Although not favoring this Court with any authority for their contention, appellants seek to challenge the title held by Lincoln National Bank and Trust Company as trustee of the property at the time the sewer contracts were negotiated, maintaining that the trust agreements were merely passive and therefore the sewage contracts ineffective. Without deciding whether the trust agreements were passive or not, assessment of the conduct of the parties gives rise to an estoppel operating in favor of the City.
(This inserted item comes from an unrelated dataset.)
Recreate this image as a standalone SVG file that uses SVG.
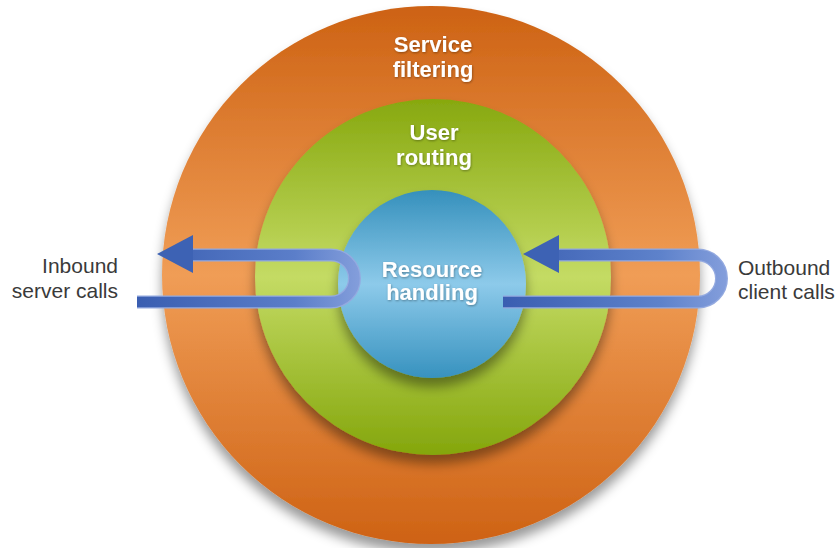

The property owners here who claim title through the trustee bank are precluded from challenging that title for to hold otherwise may work the inequitable result of denying a benefit to the City which was provided in the contract, mandated by law, and which it has a valid, good faith right to expect. 31 C.J.S. Estoppel ยง 59 et seq. Thus, where the appellants have long accepted the use and benefit of sewage systems provided by the City of Fort Wayne through reliance on such contracts, they must be estopped from questioning the title of their predecessors in interest at this late date.

Accordingly, summary judgment in favor of appellee City must be affirmed.

Affirmed.

GARRARD, P.J., and STATON, J., concur.